Table of contents
Image by Bastian Riccardi from Pixabay
Recap
Last week we discussed about wallets and why it is an integral part of the Blockchain ecosystem. Wallets are like browsers through which people can access Blockchain ecosystem and maintain control over their crypto assets like browsers facilitate access to internet.
Wallets are software applications that serve as the primary user interface to Ethereum
Wallets control access to a user's cryptocurrency, manage keys & addresses, creates & signs transactions & tracks balances of cryptocurrency corresponding to that address.
We also defined External Owned Accounts (EoAs) as accounts from where a transaction is initiated using a wallet.
What exactly are keys, addresses & signatures? Read on.....
Keys
Without getting into the underlying mathematics, let us understand how a wallet generates private or public keys & addresses.
Private Key
It all starts with the private key. In very simple terms, a private key is just a random number - generated in the range from 1 to 2256. This represents the total number of private keys that can be generated.
Randomness or entropy is important when generating a private key. What is entropy? As per wikipedia, entropy is defined as:
In computing, entropy is the randomness collected by an operating system or application for use in cryptography or other uses that require random data. This randomness is often collected from hardware sources (variance in fan noise or HDD), either preexisting ones such as mouse movements or specially provided randomness generators.
For example, there are features in some encryption software like Veracrypt where we are asked to move our mouse to create randomness or entropy to generate an encryption key. The mouse should be moved randomly and not in an ordered fashion.
The above in simple terms means that a private key generated should be truly random & this randomness is created from various sources (as described above). If it is not random, then key collision will occur which means the same private key will be generated for two different wallets which cannot be allowed to happen.

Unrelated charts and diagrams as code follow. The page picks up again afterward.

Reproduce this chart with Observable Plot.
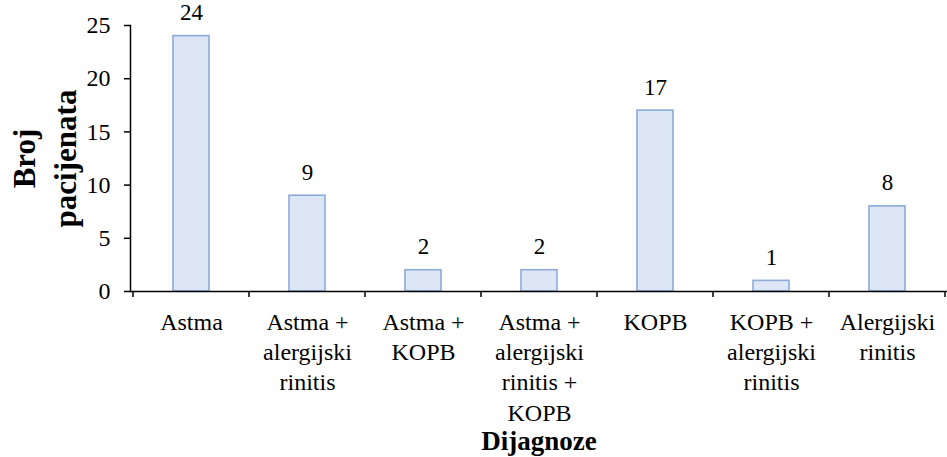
<!DOCTYPE html>
<html><head><meta charset="utf-8">
<script src="https://cdn.jsdelivr.net/npm/d3@7"></script>
<script src="https://cdn.jsdelivr.net/npm/@observablehq/plot@0.6"></script>
<style>body{margin:0;background:#fff}</style>
</head><body><div id="chart"></div>
<script>
const categories = ["Astma", "Astma +\nalergijski\nrinitis", "Astma +\nKOPB", "Astma +\nalergijski\nrinitis +\nKOPB", "KOPB", "KOPB +\nalergijski\nrinitis", "Alergijski\nrinitis"];
const values = [24, 9, 2, 2, 17, 1, 8];
const yTicks = [0, 5, 10, 15, 20, 25];
const yTitle = "Broj\npacijenata";
const xTitle = "Dijagnoze";

const data = categories.map((c, i) => ({category: c, value: values[i]}));
const FONT = "Liberation Serif";

function boundaryTicks(index, scales, vals, dimensions) {
  const {width, height, marginLeft, marginRight, marginBottom} = dimensions;
  const x = scales.x;
  const n = categories.length;
  const y0 = height - marginBottom;
  let xs;
  if (x && typeof x.step === "function") {
    const step = x.step(), bw = x.bandwidth();
    xs = categories.map(c => x(c) - (step - bw) / 2);
    xs.push(xs[xs.length - 1] + step);
  } else {
    const step = (width - marginLeft - marginRight) / n;
    xs = d3.range(n + 1).map(i => marginLeft + i * step);
  }
  const g = d3.create("svg:g").attr("stroke", "#000").attr("stroke-width", 1.5);
  for (const bx of xs) g.append("line").attr("x1", bx).attr("x2", bx).attr("y1", y0).attr("y2", y0 + 6);
  return g.node();
}

const chart = Plot.plot({
  width: 947, height: 457,
  marginLeft: 130, marginRight: 0, marginTop: 25, marginBottom: 166,
  x: {domain: categories, paddingInner: 0.69, paddingOuter: 0.345, axis: null},
  y: {domain: [0, 25], axis: null},
  marks: [
    Plot.barY(data, {x: "category", y: "value", fill: "#dce6f4", stroke: "#8eaadb", strokeWidth: 1.6}),
    Plot.axisY({ticks: yTicks, tickSize: 6, tickPadding: 14, label: null, fontSize: 24, strokeWidth: 1.5, color: "#000"}),
    Plot.axisX({tickSize: 0, tickPadding: 17, label: null, lineHeight: 1.26, fontSize: 24, color: "#000"}),
    Plot.ruleY([0], {strokeWidth: 1.5, stroke: "#000"}),
    Plot.frame({anchor: "left", strokeWidth: 1.5, stroke: "#000"}),
    boundaryTicks,
    Plot.text(data, {x: "category", y: "value", text: d => String(d.value), dy: -16, lineAnchor: "bottom", fontSize: 23, fill: "#000"}),
    Plot.text([yTitle], {frameAnchor: "left", dx: -88, rotate: -90, fontWeight: "bold", fontSize: 31, lineHeight: 1.3, lineAnchor: "middle", textAnchor: "middle", fill: "#000"}),
    Plot.text([xTitle], {frameAnchor: "bottom", dy: 150, fontWeight: "bold", fontSize: 27, lineAnchor: "middle", fill: "#000"})
  ]
});
chart.setAttribute("font-family", FONT);
chart.querySelectorAll("text").forEach(t => t.setAttribute("font-family", FONT));
document.getElementById("chart").appendChild(chart);
</script>
</body></html>
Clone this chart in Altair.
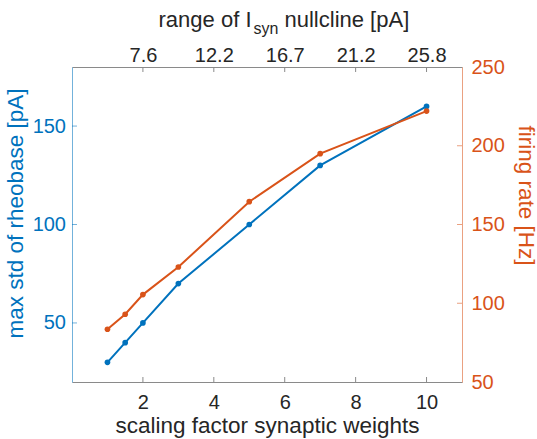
import altair as alt
import pandas as pd

# Scaling factor of the synaptic weights and the two measured quantities
scaling = [1, 1.5, 2, 3, 5, 7, 10]
rheobase_std = [30, 40, 50, 70, 100, 130, 160]
firing_rate = [83.5, 93, 105.5, 123, 164.5, 195, 222]

# Axis tick positions and the labels of the secondary (top) axis
x_ticks = [2, 4, 6, 8, 10]
top_tick_labels = ["7.6", "12.2", "16.7", "21.2", "25.8"]
left_ticks = [50, 100, 150]
right_ticks = [50, 100, 150, 200, 250]

BLUE = "#0072BD"
ORANGE = "#D95319"
TEXT = "#262626"
GRAY = "#8a8a8a"
FONT = "Liberation Sans"
W, H = 390, 315
TICK = 5

df = pd.DataFrame({"x": scaling, "std": rheobase_std, "rate": firing_rate})

xs = alt.Scale(domain=[0, 11], nice=False, zero=False)
ys_left = alt.Scale(domain=[20, 180], nice=False, zero=False)
ys_right = alt.Scale(domain=[50, 250], nice=False, zero=False)

common_axis = dict(grid=False, ticks=False, tickSize=0, labelFont=FONT,
                   titleFont=FONT, labelFontSize=20, titleFontSize=22.5,
                   titleFontWeight="normal", domainWidth=1)

# Blue series: left axis + bottom axis
blue = alt.Chart(df).mark_line(
    color=BLUE, strokeWidth=2,
    point=alt.OverlayMarkDef(filled=True, size=32, color=BLUE, opacity=1),
).encode(
    x=alt.X("x:Q", scale=xs, axis=alt.Axis(
        orient="bottom", values=x_ticks, title="scaling factor synaptic weights",
        labelColor=TEXT, titleColor=TEXT, domainColor=GRAY, labelPadding=10.5,
        titleY=32, titleBaseline="top", **common_axis)),
    y=alt.Y("std:Q", scale=ys_left, axis=alt.Axis(
        orient="left", values=left_ticks, title="max std of rheobase [pA]",
        labelColor=BLUE, titleColor=BLUE, domainColor=BLUE, domainOpacity=0.55,
        labelPadding=6.5, titleAngle=270, titleX=-50, titleY=146,
        titleBaseline="alphabetic", titleAlign="center", **common_axis)),
)

# Orange series: right axis
orange = alt.Chart(df).mark_line(
    color=ORANGE, strokeWidth=2,
    point=alt.OverlayMarkDef(filled=True, size=32, color=ORANGE, opacity=1),
).encode(
    x=alt.X("x:Q", scale=xs, axis=None),
    y=alt.Y("rate:Q", scale=ys_right, axis=alt.Axis(
        orient="right", values=right_ticks, title="firing rate [Hz]",
        labelColor=ORANGE, titleColor=ORANGE, domainColor=ORANGE, domainOpacity=0.55,
        labelPadding=9, titleAngle=90, titleX=56, titleY=128,
        titleBaseline="alphabetic", titleAlign="center", **common_axis)),
)

# Inward tick marks
lt = pd.DataFrame({"v": left_ticks})
rt = pd.DataFrame({"v": right_ticks[1:-1]})
xt = pd.DataFrame({"v": x_ticks})

left_tick_marks = alt.Chart(lt).mark_rule(color=BLUE, opacity=0.55).encode(
    y=alt.Y("v:Q", scale=ys_left, axis=None),
    x=alt.value(0), x2=alt.value(TICK))
right_tick_marks = alt.Chart(rt).mark_rule(color=ORANGE, opacity=0.55).encode(
    y=alt.Y("v:Q", scale=ys_right, axis=None),
    x=alt.value(W - TICK), x2=alt.value(W))
bottom_tick_marks = alt.Chart(xt).mark_rule(color=GRAY).encode(
    x=alt.X("v:Q", scale=xs, axis=None),
    y=alt.value(H), y2=alt.value(H - TICK))

# Top axis: same positions, labelled with the nullcline range
label_expr = " : ".join(
    f"datum.value == {v} ? '{lab}'" for v, lab in zip(x_ticks, top_tick_labels)
) + " : ''"
top_tick_marks = alt.Chart(xt).mark_rule(color=GRAY).encode(
    x=alt.X("v:Q", scale=xs, axis=alt.Axis(
        orient="top", values=x_ticks, labelExpr=label_expr, title=None,
        labelColor=TEXT, domainColor=GRAY, labelPadding=2, **common_axis)),
    y=alt.value(0), y2=alt.value(TICK))

# Top axis title with subscript
one = pd.DataFrame({"a": [0]})
t1 = alt.Chart(one).mark_text(text="range of I", align="right", baseline="alphabetic",
                              font=FONT, fontSize=22, color=TEXT).encode(
    x=alt.value(179.5), y=alt.value(-40.3))
t2 = alt.Chart(one).mark_text(text="syn", align="left", baseline="alphabetic",
                              font=FONT, fontSize=16, color=TEXT).encode(
    x=alt.value(181.5), y=alt.value(-33.5))
t3 = alt.Chart(one).mark_text(text="nullcline [pA]", align="left", baseline="alphabetic",
                              font=FONT, fontSize=22, color=TEXT).encode(
    x=alt.value(212.5), y=alt.value(-40.3))

chart = alt.layer(
    blue, orange, left_tick_marks, right_tick_marks,
    bottom_tick_marks, top_tick_marks, t1, t2, t3,
).resolve_scale(
    x="independent", y="independent"
).resolve_axis(
    x="independent", y="independent"
).properties(
    width=W, height=H,
    autosize=alt.AutoSizeParams(type="none"),
    padding={"left": 72, "top": 67, "right": 537 - 72 - W, "bottom": 439 - 67 - H},
    background="white",
).configure_view(stroke=None)

chart.save("out.html", embed_options={"renderer": "svg", "actions": False})
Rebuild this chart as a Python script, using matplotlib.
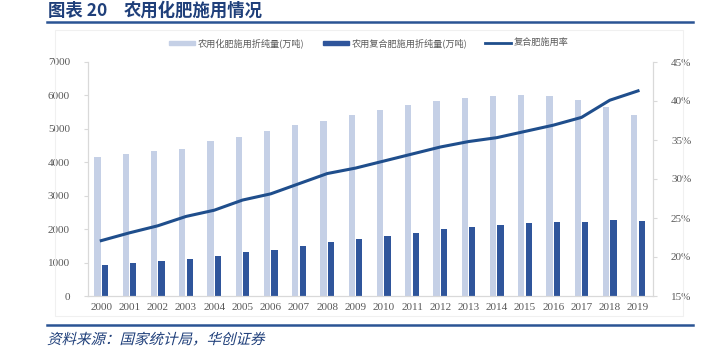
import matplotlib
matplotlib.use("Agg")
import matplotlib.pyplot as plt
import numpy as np
from matplotlib.patches import Rectangle, PathPatch
from matplotlib.lines import Line2D
from matplotlib.textpath import TextPath
from matplotlib.font_manager import FontProperties
from matplotlib.transforms import Affine2D, IdentityTransform

plt.rcParams['font.family'] = ['Noto Sans CJK SC', 'DejaVu Sans']

years = [str(y) for y in range(2000, 2020)]
total_use = [4146.4, 4253.8, 4339.4, 4411.6, 4636.6, 4766.2, 4927.7, 5107.8, 5239.0, 5404.4,
             5561.7, 5704.2, 5838.8, 5911.9, 5995.9, 6022.6, 5984.1, 5859.4, 5653.4, 5403.6]
compound_use = [917.9, 983.7, 1040.4, 1109.7, 1204.0, 1303.2, 1385.9, 1503.0, 1608.6, 1698.7,
                1798.5, 1895.1, 1990.0, 2057.5, 2115.8, 2175.7, 2207.1, 2220.3, 2268.8, 2230.7]
compound_rate = [22.1, 23.1, 24.0, 25.2, 26.0, 27.3, 28.1, 29.4, 30.7, 31.4,
                 32.3, 33.2, 34.1, 34.8, 35.3, 36.1, 36.9, 37.9, 40.1, 41.3]

labels = ['农用化肥施用折纯量(万吨)', '农用复合肥施用折纯量(万吨)', '复合肥施用率']

light = '#C5D0E6'
dark = '#2F559B'
navy = '#1F4E8C'
grey = '#595959'
serif = ['Liberation Serif', 'DejaVu Serif']

fig = plt.figure(figsize=(7.1, 3.6), dpi=100)
W, H = 710, 360

# faint chart frame
fig.add_artist(Rectangle((55 / W, 1 - 316 / H), 628 / W, 286 / H, transform=fig.transFigure,
                         fill=False, edgecolor='#F0F0F0', lw=0.8))

ax = fig.add_axes([88 / W, 1 - 296 / H, (653 - 88) / W, (296 - 62) / H])
x = np.arange(len(years))
bw = 0.22
ax.bar(x - 0.135, total_use, width=bw, color=light, label=labels[0], zorder=2)
ax.bar(x + 0.135, compound_use, width=bw, color=dark, label=labels[1], zorder=2)
ax.set_ylim(0, 7000)
ax.set_yticks(range(0, 7001, 1000))
ax.set_xlim(-0.47, len(years) - 0.47)
ax.set_xticks(x)
ax.set_xticklabels(years)

ax2 = ax.twinx()
ax2.plot(x, compound_rate, color=navy, lw=2.2, label=labels[2], zorder=3)
ax2.set_ylim(15, 45)
ax2.set_yticks(range(15, 46, 5))
ax2.set_yticklabels([f'{v}%' for v in range(15, 46, 5)])

for a in (ax, ax2):
    for s in a.spines.values():
        s.set_color('#D9D9D9')
        s.set_linewidth(0.8)
    a.spines['top'].set_visible(False)
    a.tick_params(colors='#D9D9D9', labelcolor=grey, labelsize=8, length=3, width=0.8)
    for t in a.get_xticklabels() + a.get_yticklabels():
        t.set_family(serif)
ax.tick_params(axis='x', length=0, pad=5)
ax.tick_params(axis='y', pad=10)
ax2.tick_params(axis='y', pad=10)

handles = [Rectangle((0, 0), 1, 1, color=light), Rectangle((0, 0), 1, 1, color=dark),
           Line2D([], [], color=navy, lw=2)]
fig.legend(handles, labels, loc='center', bbox_to_anchor=(369 / W, 1 - 43 / H), ncol=3,
           frameon=False, fontsize=6.6, handlelength=2.8, handleheight=0.35, columnspacing=2.0,
           handletextpad=0.3, labelcolor=grey)

# title and source
fig.text(48 / W, 1 - 11 / H, '图表 20', fontsize=12.5, fontweight='bold',
         color='#1F3F7A', va='center', ha='left')
fig.text(124 / W, 1 - 11 / H, '农用化肥施用情况', fontsize=12.5, fontweight='bold',
         color='#1F3F7A', va='center', ha='left')
fig.add_artist(Line2D([47 / W, 693 / W], [1 - 22 / H, 1 - 22 / H], color='#2A5494', lw=1.8,
                      transform=fig.transFigure))
fig.add_artist(Line2D([47 / W, 693 / W], [1 - 325 / H, 1 - 325 / H], color='#2A5494', lw=1.8,
                      transform=fig.transFigure))

# italic source line (CJK font has no italic, so shear the glyph outlines)
src = '资料来源：国家统计局，华创证券'
tp = TextPath((0, 0), src, size=14.5, prop=FontProperties(family='Noto Sans CJK SC'))
tr = Affine2D().skew_deg(14, 0).translate(47, H - 344)
fig.add_artist(PathPatch(tr.transform_path(tp), transform=IdentityTransform(),
                         facecolor='#1F3F7A', edgecolor='none'))

fig.savefig('out.png', dpi=100)
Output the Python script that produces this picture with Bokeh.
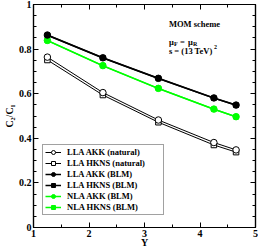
from bokeh.plotting import figure
from bokeh.models import (Range1d, LinearAxis, SingleIntervalTicker, Legend, LegendItem,
                          Label, CustomJSTickFormatter)
from bokeh.embed import file_html
from bokeh.resources import INLINE

# ---- data ----
rapidity = [1.25, 2.25, 3.25, 4.25, 4.65]
lla_akk_natural = [0.764, 0.605, 0.482, 0.381, 0.348]
lla_hkns_natural = [0.751, 0.594, 0.472, 0.370, 0.338]
lla_akk_blm = [0.863, 0.761, 0.669, 0.581, 0.549]
lla_hkns_blm = [0.862, 0.760, 0.668, 0.580, 0.548]
nla_akk_blm = [0.839, 0.726, 0.624, 0.531, 0.497]
nla_hkns_blm = [0.838, 0.725, 0.623, 0.530, 0.496]

x_ticks = [1, 2, 3, 4, 5]
y_ticks = [0, 0.2, 0.4, 0.6, 0.8, 1]

FONT = "Liberation Serif"
GREEN = "#00ff00"

p = figure(width=258, height=250, output_backend="svg", toolbar_location=None,
           x_range=Range1d(1, 5), y_range=Range1d(0, 1),
           min_border_left=29, min_border_right=3, min_border_top=4, min_border_bottom=20,
           x_axis_type=None, y_axis_type=None)
p.background_fill_color = "white"
p.border_fill_color = "white"
p.outline_line_color = "black"
p.outline_line_width = 1.2
p.xgrid.visible = False
p.ygrid.visible = False

blank = CustomJSTickFormatter(code="return ''")

def style_axis(ax, interval, minor, labels=True):
    ax.ticker = SingleIntervalTicker(interval=interval, num_minor_ticks=minor)
    ax.axis_line_color = "black"
    ax.axis_line_width = 1.2
    ax.major_tick_in = 5
    ax.major_tick_out = 0
    ax.minor_tick_in = 3
    ax.minor_tick_out = 0
    ax.major_tick_line_color = "black"
    ax.minor_tick_line_color = "black"
    ax.major_label_text_font = FONT
    ax.major_label_text_font_style = "bold"
    ax.major_label_text_color = "black"
    ax.axis_label_text_font = FONT
    ax.axis_label_text_font_style = "bold"
    ax.axis_label_text_color = "black"
    if labels:
        ax.major_label_text_font_size = "10px"
        ax.major_label_standoff = 2
    else:
        ax.formatter = blank
        ax.major_label_text_font_size = "1px"
        ax.major_label_standoff = 0

xb = LinearAxis(axis_label="Y")
style_axis(xb, 1, 2)
xb.major_label_overrides = {v: str(v) for v in x_ticks}
xb.axis_label_text_font_size = "10px"
xb.axis_label_standoff = -3
p.add_layout(xb, "below")

yl = LinearAxis(axis_label="C\u2082/C\u2081")
style_axis(yl, 0.2, 4)
yl.major_label_overrides = {0: "0", 1: "1"}
yl.axis_label_text_font_size = "10px"
yl.axis_label_standoff = 1
p.add_layout(yl, "left")

xt = LinearAxis()
style_axis(xt, 1, 2, labels=False)
p.add_layout(xt, "above")

yr = LinearAxis()
style_axis(yr, 0.2, 4, labels=False)
p.add_layout(yr, "right")

# ---- series ----
def series(y, marker, size, fill, color, lw):
    ln = p.line(rapidity, y, line_color=color, line_width=lw)
    sc = p.scatter(rapidity, y, marker=marker, size=size, fill_color=fill,
                   line_color=color, line_width=1)
    return [ln, sc]

r_hkns_nat = series(lla_hkns_natural, "square", 5.5, "white", "black", 1)
r_akk_nat = series(lla_akk_natural, "circle", 6.5, "white", "black", 1)
r_nla_hkns = series(nla_hkns_blm, "square", 4.5, GREEN, GREEN, 1.5)
r_nla_akk = series(nla_akk_blm, "circle", 6.5, GREEN, GREEN, 1.5)
r_hkns_blm = series(lla_hkns_blm, "square", 4.5, "black", "black", 1.5)
r_akk_blm = series(lla_akk_blm, "circle", 6.5, "black", "black", 1.5)

legend = Legend(items=[
    LegendItem(label="LLA AKK (natural)", renderers=r_akk_nat),
    LegendItem(label="LLA HKNS (natural)", renderers=r_hkns_nat),
    LegendItem(label="LLA AKK (BLM)", renderers=r_akk_blm),
    LegendItem(label="LLA HKNS (BLM)", renderers=r_hkns_blm),
    LegendItem(label="NLA AKK (BLM)", renderers=r_nla_akk),
    LegendItem(label="NLA HKNS (BLM)", renderers=r_nla_hkns),
], location=(9, 12))
legend.margin = 0
legend.padding = 2
legend.spacing = 1
legend.glyph_width = 16
legend.glyph_height = 10
legend.label_height = 10
legend.label_width = 94
legend.label_standoff = 6
legend.label_text_font = FONT
legend.label_text_font_style = "bold"
legend.label_text_font_size = "8.5px"
legend.label_text_color = "black"
legend.border_line_color = "#444444"
legend.border_line_width = 1
legend.background_fill_color = "white"
legend.background_fill_alpha = 1
p.add_layout(legend, "center")

# ---- annotations ----
def lab(text, x, y, size="8.5px", dx=0, dy=0, align="left", base="middle"):
    l = Label(x=x, y=y, text=text, x_offset=dx, y_offset=dy,
              text_font=FONT, text_font_style="bold", text_font_size=size,
              text_color="black", text_align=align, text_baseline=base)
    p.add_layout(l)

tx = 3.44
lab("MOM scheme", tx, 0.912)
lab("\u03bc", tx, 0.834)
lab("F", tx, 0.834, size="6px", dx=5, dy=-2.5)
lab("=", tx, 0.834, dx=11)
lab("\u03bc", tx, 0.834, dx=19)
lab("R", tx, 0.834, size="6px", dx=24, dy=-2.5)
lab("s = (13 TeV)", tx, 0.79)
lab("2", tx, 0.79, size="6px", dx=45, dy=4)

open("out.html", "w").write(file_html(p, INLINE))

This randomness is generated by an operating system. Ethereum uses the underlying operating system for randomness. A great explanation for entropy can be found here.
Public Key
The first step is generation of the random private key. Then, the public key is generated from the private key using an algorithm known as ECDSA which means Elliptical Curve Digital Signature Algorithm.
The ECDSA (Elliptical Curve Digital Signature Algorithm) is a cryptographically secure digital signature scheme, based on the elliptic-curve cryptography(ECC) (Source : here)
Using the above algorithm, the public key is generated. In very simple terms, there is an equation called elliptical curve equation and the point on the elliptical curve (x & y coordinates) along with the private key which solves this equation is the public key.
Ethereum Address
After creation of the private & public keys, the next step is to generate Ethereum Address which are derived from public keys by hashing the public keys. We discussed hashing in Week 12. To recap,
As per wikipedia, a hash function is any function that can be used to map data of arbitrary size to fixed-size values. The output returned by a hash function are called hash values, hash codes, digests or simply hashes. (which is the output on the right hand side of our diagram below).
To put it simply, hashing is the process of having an input of any length but getting an output of a fixed length. This means the output length is independent of the length of the input & remains constant.
The below diagram makes it more clear
A hash function is one - way meaning it is almost impossible to recompute the input source figures from which the hash output is derived.
Signature
The ECDSA signing algorithm takes as input
a. The Transaction &
b. The private key
to generate a signature as output.
Thus, transaction + private key = Signature
The private keys are only stored in wallets & never used in the Ethereum Blockchain. Any access to crypto funds or ether is done through signatures.
Seed Phrase
Now that we know how private keys, public keys & addresses are generated and also how through signatures, the keys access the tokens or crypto funds, let us understand something known as seed phrase.
When you are using a wallet for the first time, it will give a set of random words which you have to note down & keep it safe. Why should we keep it safe?
A seed phrase is like a recovery password. It allows you to regain access to your wallet in case it is broken (hardware wallet) or in case you lose your phone (mobile wallet). As I mentioned in one of my blogs earlier, crypto empowers us to be our own bank. Hence, as Spider man said - 'With great power comes great responsibility". Hence, it is the responsibility of the wallet holder to ensure safety of his or her funds. There is no bank or fire-walled security measures to protect your funds.
A seed phrase is just group of random words like "lake", "city", "water", "iron", "matter". The words must be entered exactly the same way they are shown when generated.
There are best practices to store your seed phrase which can be found online. Now, why do we need a seed phrase?
These random words in the exact same order is used to generate the user's private key. There is a standard called BIP-39 followed by wallets which is used to generate these random words.